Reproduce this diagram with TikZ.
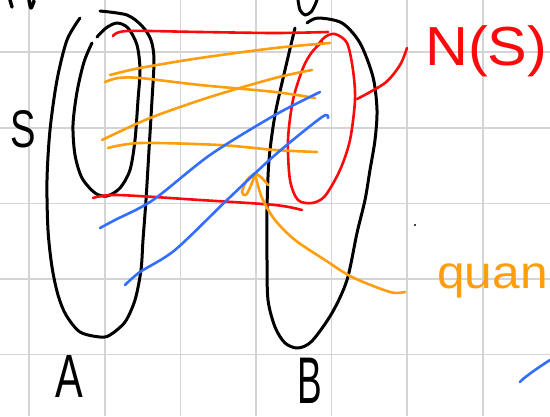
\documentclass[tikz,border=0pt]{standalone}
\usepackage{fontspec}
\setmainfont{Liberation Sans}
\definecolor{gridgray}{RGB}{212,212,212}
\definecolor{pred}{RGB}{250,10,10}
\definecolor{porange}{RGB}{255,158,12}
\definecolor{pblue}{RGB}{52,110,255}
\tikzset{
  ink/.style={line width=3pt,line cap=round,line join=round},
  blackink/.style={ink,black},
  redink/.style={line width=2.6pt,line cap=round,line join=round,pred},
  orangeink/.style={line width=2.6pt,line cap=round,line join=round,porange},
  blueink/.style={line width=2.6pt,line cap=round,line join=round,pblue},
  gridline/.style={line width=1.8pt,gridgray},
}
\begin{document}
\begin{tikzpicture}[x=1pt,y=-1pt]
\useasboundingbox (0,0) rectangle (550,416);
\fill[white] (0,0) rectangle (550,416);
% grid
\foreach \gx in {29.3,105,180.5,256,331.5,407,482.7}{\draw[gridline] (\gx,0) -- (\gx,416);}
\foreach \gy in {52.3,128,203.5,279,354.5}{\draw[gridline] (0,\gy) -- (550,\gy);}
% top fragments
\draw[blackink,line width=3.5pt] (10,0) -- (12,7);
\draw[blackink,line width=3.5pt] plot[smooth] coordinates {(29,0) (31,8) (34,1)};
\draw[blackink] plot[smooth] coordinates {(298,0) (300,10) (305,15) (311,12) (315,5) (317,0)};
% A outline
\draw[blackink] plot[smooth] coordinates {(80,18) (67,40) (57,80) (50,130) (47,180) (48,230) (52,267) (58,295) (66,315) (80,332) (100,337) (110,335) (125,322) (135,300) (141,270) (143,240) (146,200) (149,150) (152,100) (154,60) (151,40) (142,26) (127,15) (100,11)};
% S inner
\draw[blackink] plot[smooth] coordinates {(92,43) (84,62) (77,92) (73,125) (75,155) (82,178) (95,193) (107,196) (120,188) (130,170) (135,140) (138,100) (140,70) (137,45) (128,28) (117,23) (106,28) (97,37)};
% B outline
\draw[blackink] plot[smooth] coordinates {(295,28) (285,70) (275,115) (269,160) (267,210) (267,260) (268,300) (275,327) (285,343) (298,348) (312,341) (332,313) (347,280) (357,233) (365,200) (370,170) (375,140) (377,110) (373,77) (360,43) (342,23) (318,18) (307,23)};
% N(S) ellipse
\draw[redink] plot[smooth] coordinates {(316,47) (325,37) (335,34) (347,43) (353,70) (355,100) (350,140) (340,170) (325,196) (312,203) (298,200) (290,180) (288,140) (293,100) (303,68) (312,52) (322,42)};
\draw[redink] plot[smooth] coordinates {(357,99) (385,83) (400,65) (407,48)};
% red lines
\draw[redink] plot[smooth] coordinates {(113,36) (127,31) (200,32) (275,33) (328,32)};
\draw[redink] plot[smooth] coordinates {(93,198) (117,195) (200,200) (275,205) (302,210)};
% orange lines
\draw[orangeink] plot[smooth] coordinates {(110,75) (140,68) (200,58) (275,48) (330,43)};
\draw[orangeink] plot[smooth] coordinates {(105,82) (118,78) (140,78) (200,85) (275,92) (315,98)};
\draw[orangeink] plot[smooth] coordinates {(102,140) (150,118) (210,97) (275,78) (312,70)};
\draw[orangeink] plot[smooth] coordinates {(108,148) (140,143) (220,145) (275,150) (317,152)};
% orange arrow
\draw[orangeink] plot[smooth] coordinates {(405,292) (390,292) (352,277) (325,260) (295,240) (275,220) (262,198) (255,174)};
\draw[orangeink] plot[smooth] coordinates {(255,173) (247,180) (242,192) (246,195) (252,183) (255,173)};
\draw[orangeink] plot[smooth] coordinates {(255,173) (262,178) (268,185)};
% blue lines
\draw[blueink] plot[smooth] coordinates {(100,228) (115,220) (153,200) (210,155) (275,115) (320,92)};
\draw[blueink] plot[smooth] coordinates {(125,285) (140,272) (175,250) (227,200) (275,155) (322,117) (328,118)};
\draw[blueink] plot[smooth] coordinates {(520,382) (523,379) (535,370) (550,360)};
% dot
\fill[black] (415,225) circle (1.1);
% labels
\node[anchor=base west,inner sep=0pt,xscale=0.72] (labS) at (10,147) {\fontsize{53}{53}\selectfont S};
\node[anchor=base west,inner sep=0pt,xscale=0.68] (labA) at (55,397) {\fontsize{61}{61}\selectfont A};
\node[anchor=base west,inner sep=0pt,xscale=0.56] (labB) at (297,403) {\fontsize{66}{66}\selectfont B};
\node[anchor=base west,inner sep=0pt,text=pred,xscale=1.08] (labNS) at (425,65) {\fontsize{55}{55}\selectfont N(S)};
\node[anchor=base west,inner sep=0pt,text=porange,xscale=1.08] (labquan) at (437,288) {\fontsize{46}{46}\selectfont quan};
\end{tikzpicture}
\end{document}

§ **Task instructions**: Repeat the listing verbatim. Skip the pictures.

§ **Written response**:
Reproduce this diagram with TikZ.
\documentclass[tikz,border=0pt]{standalone}
\usepackage{fontspec}
\setmainfont{Liberation Sans}
\definecolor{gridgray}{RGB}{212,212,212}
\definecolor{pred}{RGB}{250,10,10}
\definecolor{porange}{RGB}{255,158,12}
\definecolor{pblue}{RGB}{52,110,255}
\tikzset{
  ink/.style={line width=3pt,line cap=round,line join=round},
  blackink/.style={ink,black},
  redink/.style={line width=2.6pt,line cap=round,line join=round,pred},
  orangeink/.style={line width=2.6pt,line cap=round,line join=round,porange},
  blueink/.style={line width=2.6pt,line cap=round,line join=round,pblue},
  gridline/.style={line width=1.8pt,gridgray},
}
\begin{document}
\begin{tikzpicture}[x=1pt,y=-1pt]
\useasboundingbox (0,0) rectangle (550,416);
\fill[white] (0,0) rectangle (550,416);
% grid
\foreach \gx in {29.3,105,180.5,256,331.5,407,482.7}{\draw[gridline] (\gx,0) -- (\gx,416);}
\foreach \gy in {52.3,128,203.5,279,354.5}{\draw[gridline] (0,\gy) -- (550,\gy);}
% top fragments
\draw[blackink,line width=3.5pt] (10,0) -- (12,7);
\draw[blackink,line width=3.5pt] plot[smooth] coordinates {(29,0) (31,8) (34,1)};
\draw[blackink] plot[smooth] coordinates {(298,0) (300,10) (305,15) (311,12) (315,5) (317,0)};
% A outline
\draw[blackink] plot[smooth] coordinates {(80,18) (67,40) (57,80) (50,130) (47,180) (48,230) (52,267) (58,295) (66,315) (80,332) (100,337) (110,335) (125,322) (135,300) (141,270) (143,240) (146,200) (149,150) (152,100) (154,60) (151,40) (142,26) (127,15) (100,11)};
% S inner
\draw[blackink] plot[smooth] coordinates {(92,43) (84,62) (77,92) (73,125) (75,155) (82,178) (95,193) (107,196) (120,188) (130,170) (135,140) (138,100) (140,70) (137,45) (128,28) (117,23) (106,28) (97,37)};
% B outline
\draw[blackink] plot[smooth] coordinates {(295,28) (285,70) (275,115) (269,160) (267,210) (267,260) (268,300) (275,327) (285,343) (298,348) (312,341) (332,313) (347,280) (357,233) (365,200) (370,170) (375,140) (377,110) (373,77) (360,43) (342,23) (318,18) (307,23)};
% N(S) ellipse
\draw[redink] plot[smooth] coordinates {(316,47) (325,37) (335,34) (347,43) (353,70) (355,100) (350,140) (340,170) (325,196) (312,203) (298,200) (290,180) (288,140) (293,100) (303,68) (312,52) (322,42)};
\draw[redink] plot[smooth] coordinates {(357,99) (385,83) (400,65) (407,48)};
% red lines
\draw[redink] plot[smooth] coordinates {(113,36) (127,31) (200,32) (275,33) (328,32)};
\draw[redink] plot[smooth] coordinates {(93,198) (117,195) (200,200) (275,205) (302,210)};
% orange lines
\draw[orangeink] plot[smooth] coordinates {(110,75) (140,68) (200,58) (275,48) (330,43)};
\draw[orangeink] plot[smooth] coordinates {(105,82) (118,78) (140,78) (200,85) (275,92) (315,98)};
\draw[orangeink] plot[smooth] coordinates {(102,140) (150,118) (210,97) (275,78) (312,70)};
\draw[orangeink] plot[smooth] coordinates {(108,148) (140,143) (220,145) (275,150) (317,152)};
% orange arrow
\draw[orangeink] plot[smooth] coordinates {(405,292) (390,292) (352,277) (325,260) (295,240) (275,220) (262,198) (255,174)};
\draw[orangeink] plot[smooth] coordinates {(255,173) (247,180) (242,192) (246,195) (252,183) (255,173)};
\draw[orangeink] plot[smooth] coordinates {(255,173) (262,178) (268,185)};
% blue lines
\draw[blueink] plot[smooth] coordinates {(100,228) (115,220) (153,200) (210,155) (275,115) (320,92)};
\draw[blueink] plot[smooth] coordinates {(125,285) (140,272) (175,250) (227,200) (275,155) (322,117) (328,118)};
\draw[blueink] plot[smooth] coordinates {(520,382) (523,379) (535,370) (550,360)};
% dot
\fill[black] (415,225) circle (1.1);
% labels
\node[anchor=base west,inner sep=0pt,xscale=0.72] (labS) at (10,147) {\fontsize{53}{53}\selectfont S};
\node[anchor=base west,inner sep=0pt,xscale=0.68] (labA) at (55,397) {\fontsize{61}{61}\selectfont A};
\node[anchor=base west,inner sep=0pt,xscale=0.56] (labB) at (297,403) {\fontsize{66}{66}\selectfont B};
\node[anchor=base west,inner sep=0pt,text=pred,xscale=1.08] (labNS) at (425,65) {\fontsize{55}{55}\selectfont N(S)};
\node[anchor=base west,inner sep=0pt,text=porange,xscale=1.08] (labquan) at (437,288) {\fontsize{46}{46}\selectfont quan};
\end{tikzpicture}
\end{document}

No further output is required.